Skip all pictures, then copy the lines from the start of the data through the line with "10, 8, 5, 3];", keeping both ends.

··········

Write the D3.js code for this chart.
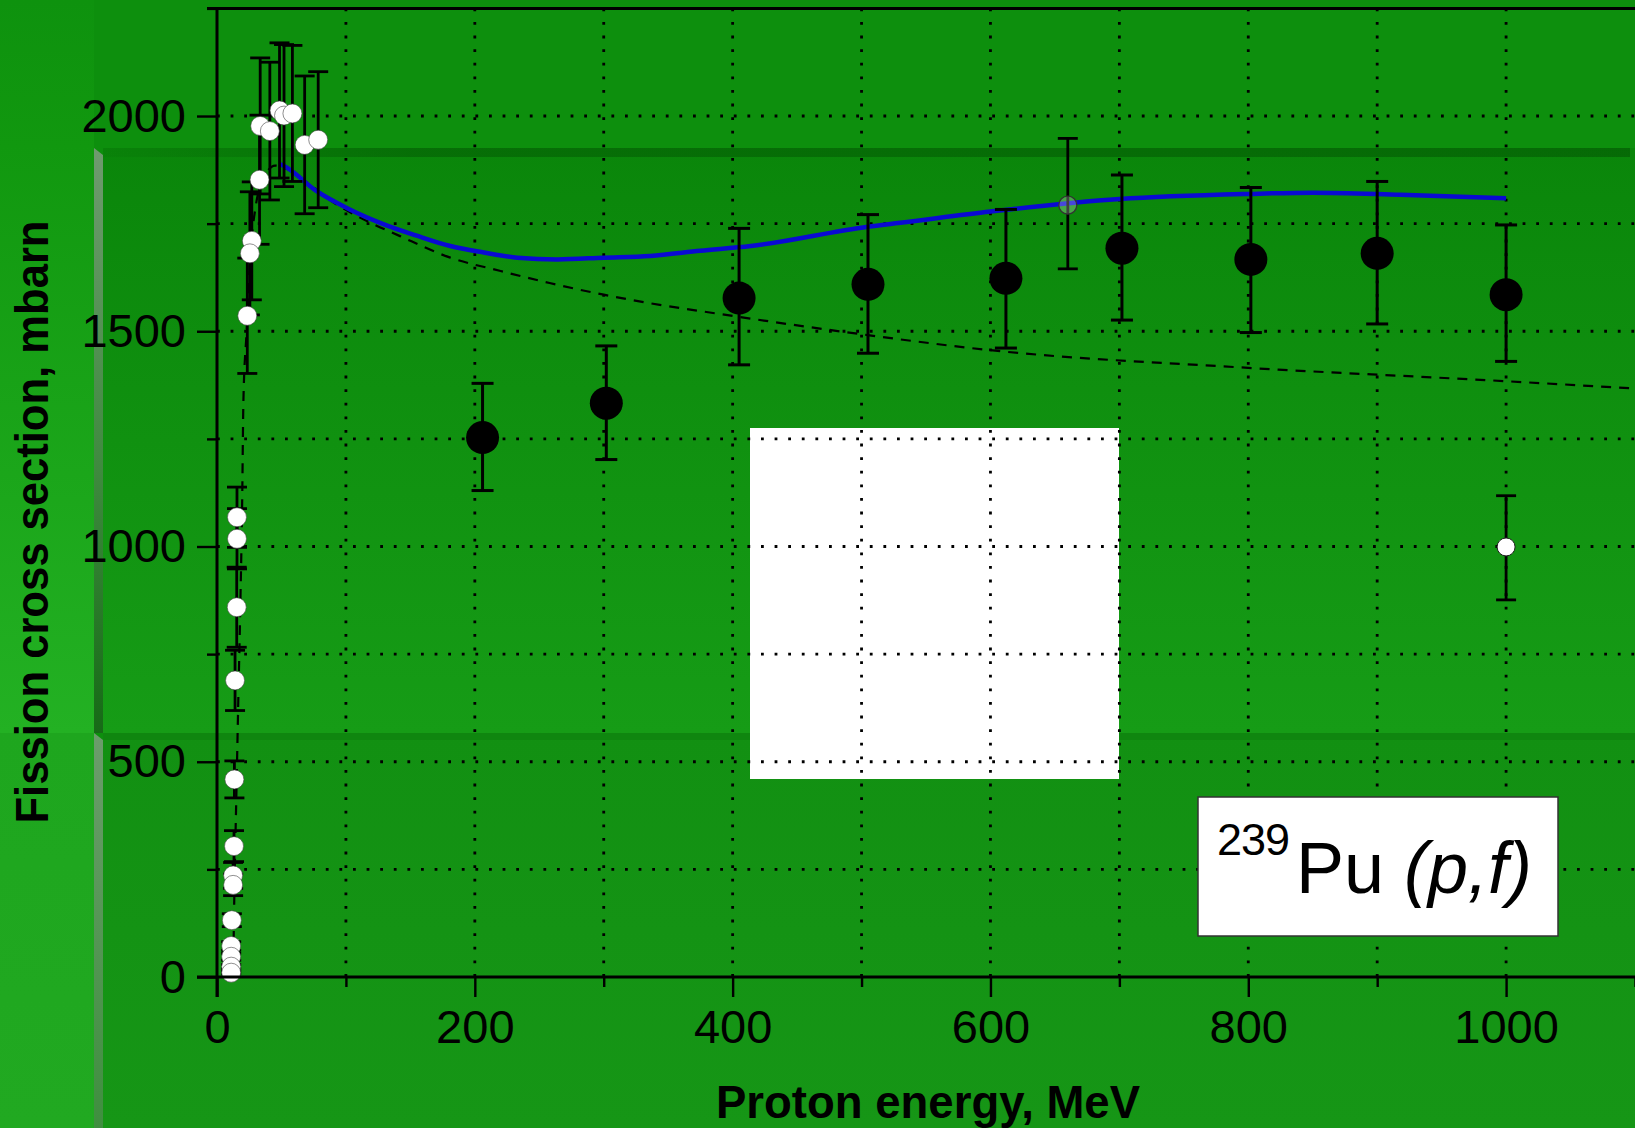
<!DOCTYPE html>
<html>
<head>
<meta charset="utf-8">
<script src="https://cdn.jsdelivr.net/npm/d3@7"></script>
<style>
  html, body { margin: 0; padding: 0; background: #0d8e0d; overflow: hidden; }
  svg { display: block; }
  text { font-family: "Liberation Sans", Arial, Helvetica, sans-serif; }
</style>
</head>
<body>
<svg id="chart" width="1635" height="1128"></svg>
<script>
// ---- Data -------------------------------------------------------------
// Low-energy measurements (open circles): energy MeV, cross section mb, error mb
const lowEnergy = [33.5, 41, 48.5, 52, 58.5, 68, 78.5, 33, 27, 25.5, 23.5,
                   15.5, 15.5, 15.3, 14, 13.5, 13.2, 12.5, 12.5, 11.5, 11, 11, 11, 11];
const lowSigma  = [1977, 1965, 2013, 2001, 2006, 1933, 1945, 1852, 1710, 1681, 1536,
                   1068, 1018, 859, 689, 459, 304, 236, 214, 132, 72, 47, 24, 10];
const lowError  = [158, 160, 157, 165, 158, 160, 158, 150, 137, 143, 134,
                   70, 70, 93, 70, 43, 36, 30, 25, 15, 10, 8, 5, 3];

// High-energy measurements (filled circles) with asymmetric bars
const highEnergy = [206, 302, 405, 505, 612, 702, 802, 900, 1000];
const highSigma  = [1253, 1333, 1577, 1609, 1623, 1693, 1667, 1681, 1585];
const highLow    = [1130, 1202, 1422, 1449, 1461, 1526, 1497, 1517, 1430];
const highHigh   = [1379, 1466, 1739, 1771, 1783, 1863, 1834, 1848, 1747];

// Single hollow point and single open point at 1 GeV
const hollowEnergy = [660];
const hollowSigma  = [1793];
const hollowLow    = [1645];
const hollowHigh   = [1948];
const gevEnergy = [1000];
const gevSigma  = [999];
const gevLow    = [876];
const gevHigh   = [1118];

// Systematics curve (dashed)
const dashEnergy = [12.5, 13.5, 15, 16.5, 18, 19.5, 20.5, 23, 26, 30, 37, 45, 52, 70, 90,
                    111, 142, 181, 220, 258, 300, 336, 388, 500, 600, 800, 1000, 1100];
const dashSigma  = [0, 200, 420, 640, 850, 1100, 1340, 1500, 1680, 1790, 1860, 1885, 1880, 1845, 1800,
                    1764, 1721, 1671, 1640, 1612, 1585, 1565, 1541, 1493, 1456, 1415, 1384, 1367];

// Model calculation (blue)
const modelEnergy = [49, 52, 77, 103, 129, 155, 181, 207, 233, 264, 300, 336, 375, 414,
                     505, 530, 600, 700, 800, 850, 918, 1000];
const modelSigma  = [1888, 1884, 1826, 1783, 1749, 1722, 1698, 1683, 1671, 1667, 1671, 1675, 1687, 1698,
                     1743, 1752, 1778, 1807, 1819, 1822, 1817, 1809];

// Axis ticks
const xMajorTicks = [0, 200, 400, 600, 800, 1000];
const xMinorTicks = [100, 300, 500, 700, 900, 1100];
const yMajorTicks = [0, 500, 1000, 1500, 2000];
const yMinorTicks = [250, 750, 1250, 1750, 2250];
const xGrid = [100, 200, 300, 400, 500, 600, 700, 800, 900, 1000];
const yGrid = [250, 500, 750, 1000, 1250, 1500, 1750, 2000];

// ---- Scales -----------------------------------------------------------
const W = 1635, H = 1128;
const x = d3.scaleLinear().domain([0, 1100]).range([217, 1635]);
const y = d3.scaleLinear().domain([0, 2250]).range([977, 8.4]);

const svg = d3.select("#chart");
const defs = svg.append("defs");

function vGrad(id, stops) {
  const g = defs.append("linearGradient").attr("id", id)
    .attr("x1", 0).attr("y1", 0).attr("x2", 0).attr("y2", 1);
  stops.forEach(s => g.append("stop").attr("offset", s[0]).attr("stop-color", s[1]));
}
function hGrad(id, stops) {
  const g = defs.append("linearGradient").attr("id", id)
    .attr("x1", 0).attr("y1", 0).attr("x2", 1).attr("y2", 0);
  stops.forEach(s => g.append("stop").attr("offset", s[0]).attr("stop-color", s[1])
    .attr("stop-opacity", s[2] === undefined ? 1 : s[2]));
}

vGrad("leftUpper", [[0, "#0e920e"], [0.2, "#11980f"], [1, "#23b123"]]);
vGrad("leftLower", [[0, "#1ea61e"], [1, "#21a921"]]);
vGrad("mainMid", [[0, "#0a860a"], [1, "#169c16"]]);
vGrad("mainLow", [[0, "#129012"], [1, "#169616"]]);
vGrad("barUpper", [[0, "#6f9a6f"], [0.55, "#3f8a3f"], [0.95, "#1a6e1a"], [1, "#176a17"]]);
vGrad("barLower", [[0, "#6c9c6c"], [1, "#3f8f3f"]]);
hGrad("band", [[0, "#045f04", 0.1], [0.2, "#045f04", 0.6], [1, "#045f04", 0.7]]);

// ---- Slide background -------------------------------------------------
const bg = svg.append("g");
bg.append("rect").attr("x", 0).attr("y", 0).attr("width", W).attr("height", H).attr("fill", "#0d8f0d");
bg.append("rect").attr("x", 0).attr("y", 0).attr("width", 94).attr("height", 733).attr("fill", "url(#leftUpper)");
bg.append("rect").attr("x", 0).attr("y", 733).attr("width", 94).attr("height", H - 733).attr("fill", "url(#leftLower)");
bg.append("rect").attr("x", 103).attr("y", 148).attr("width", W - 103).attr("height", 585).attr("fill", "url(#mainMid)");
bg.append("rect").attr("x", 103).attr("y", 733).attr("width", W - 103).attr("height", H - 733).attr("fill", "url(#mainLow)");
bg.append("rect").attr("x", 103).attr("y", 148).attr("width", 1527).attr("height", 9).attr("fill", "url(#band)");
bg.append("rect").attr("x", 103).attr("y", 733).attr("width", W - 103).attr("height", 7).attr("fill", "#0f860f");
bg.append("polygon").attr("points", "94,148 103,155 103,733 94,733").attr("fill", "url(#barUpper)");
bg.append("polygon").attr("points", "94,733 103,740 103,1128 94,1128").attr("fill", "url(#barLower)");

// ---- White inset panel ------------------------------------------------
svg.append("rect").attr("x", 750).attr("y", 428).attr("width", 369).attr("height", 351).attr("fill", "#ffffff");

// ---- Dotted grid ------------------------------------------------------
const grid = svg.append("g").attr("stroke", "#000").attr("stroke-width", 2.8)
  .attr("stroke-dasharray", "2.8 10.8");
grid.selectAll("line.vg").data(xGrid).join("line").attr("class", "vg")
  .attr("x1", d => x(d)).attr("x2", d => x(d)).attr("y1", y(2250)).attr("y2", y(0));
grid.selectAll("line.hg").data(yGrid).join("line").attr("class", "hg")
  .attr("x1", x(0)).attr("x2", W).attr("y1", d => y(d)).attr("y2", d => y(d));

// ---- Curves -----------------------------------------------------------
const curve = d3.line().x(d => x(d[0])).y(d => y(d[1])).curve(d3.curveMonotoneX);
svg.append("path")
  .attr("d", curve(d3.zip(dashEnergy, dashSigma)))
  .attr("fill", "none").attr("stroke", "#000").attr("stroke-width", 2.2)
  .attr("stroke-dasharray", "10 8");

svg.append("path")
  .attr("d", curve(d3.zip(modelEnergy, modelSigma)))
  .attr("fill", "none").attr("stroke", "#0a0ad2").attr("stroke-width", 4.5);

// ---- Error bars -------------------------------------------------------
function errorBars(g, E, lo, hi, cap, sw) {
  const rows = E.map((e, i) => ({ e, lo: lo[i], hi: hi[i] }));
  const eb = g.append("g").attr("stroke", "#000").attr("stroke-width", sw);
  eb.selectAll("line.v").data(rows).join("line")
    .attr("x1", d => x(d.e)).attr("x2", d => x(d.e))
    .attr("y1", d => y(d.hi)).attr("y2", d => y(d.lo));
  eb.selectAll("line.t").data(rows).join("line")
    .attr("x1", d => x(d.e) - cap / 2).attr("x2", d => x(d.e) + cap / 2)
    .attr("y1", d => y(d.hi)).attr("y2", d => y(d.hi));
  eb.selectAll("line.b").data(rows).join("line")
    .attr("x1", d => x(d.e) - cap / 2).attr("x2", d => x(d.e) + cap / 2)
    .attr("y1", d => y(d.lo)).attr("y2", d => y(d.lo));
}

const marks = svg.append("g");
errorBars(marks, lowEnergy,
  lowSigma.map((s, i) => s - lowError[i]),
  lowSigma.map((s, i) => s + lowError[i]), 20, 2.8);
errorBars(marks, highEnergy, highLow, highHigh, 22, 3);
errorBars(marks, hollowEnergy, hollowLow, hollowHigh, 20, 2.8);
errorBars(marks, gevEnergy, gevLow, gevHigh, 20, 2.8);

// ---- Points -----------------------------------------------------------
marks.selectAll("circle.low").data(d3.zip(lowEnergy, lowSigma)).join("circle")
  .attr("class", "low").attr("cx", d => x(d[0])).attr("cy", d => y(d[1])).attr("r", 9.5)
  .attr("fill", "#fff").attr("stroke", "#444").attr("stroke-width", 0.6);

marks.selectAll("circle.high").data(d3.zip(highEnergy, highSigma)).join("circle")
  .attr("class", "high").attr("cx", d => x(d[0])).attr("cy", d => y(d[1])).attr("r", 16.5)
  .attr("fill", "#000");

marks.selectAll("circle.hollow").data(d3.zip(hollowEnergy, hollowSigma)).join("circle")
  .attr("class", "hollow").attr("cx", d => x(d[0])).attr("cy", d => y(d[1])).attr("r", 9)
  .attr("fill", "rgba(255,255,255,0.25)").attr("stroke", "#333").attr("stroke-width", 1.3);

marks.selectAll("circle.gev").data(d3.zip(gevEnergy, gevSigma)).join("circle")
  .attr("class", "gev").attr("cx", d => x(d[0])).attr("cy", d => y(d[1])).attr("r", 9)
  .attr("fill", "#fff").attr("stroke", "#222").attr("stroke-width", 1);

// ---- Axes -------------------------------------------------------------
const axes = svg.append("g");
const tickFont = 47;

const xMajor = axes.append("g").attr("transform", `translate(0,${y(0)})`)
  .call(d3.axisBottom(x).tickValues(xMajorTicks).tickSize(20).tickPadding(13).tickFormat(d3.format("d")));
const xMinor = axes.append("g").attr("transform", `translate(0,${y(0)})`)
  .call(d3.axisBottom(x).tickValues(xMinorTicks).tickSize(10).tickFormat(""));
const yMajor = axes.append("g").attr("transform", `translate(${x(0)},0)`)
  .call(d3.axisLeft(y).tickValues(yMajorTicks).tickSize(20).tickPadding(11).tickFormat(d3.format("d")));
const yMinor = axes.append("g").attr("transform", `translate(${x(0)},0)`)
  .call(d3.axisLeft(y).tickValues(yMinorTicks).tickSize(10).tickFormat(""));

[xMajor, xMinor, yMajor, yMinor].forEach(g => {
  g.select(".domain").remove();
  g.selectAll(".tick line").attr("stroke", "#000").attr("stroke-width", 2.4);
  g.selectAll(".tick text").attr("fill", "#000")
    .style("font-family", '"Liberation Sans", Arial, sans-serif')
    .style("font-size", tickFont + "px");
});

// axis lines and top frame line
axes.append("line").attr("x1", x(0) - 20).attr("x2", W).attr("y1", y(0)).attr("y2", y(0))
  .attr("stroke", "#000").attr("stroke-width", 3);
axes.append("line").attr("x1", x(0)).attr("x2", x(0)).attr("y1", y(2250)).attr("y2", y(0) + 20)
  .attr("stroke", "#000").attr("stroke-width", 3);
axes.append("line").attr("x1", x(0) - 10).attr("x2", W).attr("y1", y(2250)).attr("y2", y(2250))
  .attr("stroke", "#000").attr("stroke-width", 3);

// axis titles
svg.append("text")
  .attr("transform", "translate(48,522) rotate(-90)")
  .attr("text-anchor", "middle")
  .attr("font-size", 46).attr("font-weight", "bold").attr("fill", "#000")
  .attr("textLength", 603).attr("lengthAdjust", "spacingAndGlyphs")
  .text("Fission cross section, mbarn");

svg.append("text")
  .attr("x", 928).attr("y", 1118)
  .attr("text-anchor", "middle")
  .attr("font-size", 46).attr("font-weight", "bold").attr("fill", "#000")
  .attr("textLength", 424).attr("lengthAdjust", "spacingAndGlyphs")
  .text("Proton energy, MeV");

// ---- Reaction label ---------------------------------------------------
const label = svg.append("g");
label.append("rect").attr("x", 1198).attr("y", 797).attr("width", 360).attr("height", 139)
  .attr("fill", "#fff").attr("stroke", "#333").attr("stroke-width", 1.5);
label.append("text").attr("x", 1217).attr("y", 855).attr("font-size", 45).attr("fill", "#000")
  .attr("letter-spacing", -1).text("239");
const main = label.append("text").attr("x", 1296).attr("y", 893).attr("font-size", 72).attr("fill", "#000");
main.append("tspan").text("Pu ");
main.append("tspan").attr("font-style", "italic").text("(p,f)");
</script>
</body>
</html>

··········

→ Result of this exercise
Write the D3.js code for this chart.
<!DOCTYPE html>
<html>
<head>
<meta charset="utf-8">
<script src="https://cdn.jsdelivr.net/npm/d3@7"></script>
<style>
  html, body { margin: 0; padding: 0; background: #0d8e0d; overflow: hidden; }
  svg { display: block; }
  text { font-family: "Liberation Sans", Arial, Helvetica, sans-serif; }
</style>
</head>
<body>
<svg id="chart" width="1635" height="1128"></svg>
<script>
// ---- Data -------------------------------------------------------------
// Low-energy measurements (open circles): energy MeV, cross section mb, error mb
const lowEnergy = [33.5, 41, 48.5, 52, 58.5, 68, 78.5, 33, 27, 25.5, 23.5,
                   15.5, 15.5, 15.3, 14, 13.5, 13.2, 12.5, 12.5, 11.5, 11, 11, 11, 11];
const lowSigma  = [1977, 1965, 2013, 2001, 2006, 1933, 1945, 1852, 1710, 1681, 1536,
                   1068, 1018, 859, 689, 459, 304, 236, 214, 132, 72, 47, 24, 10];
const lowError  = [158, 160, 157, 165, 158, 160, 158, 150, 137, 143, 134,
                   70, 70, 93, 70, 43, 36, 30, 25, 15, 10, 8, 5, 3];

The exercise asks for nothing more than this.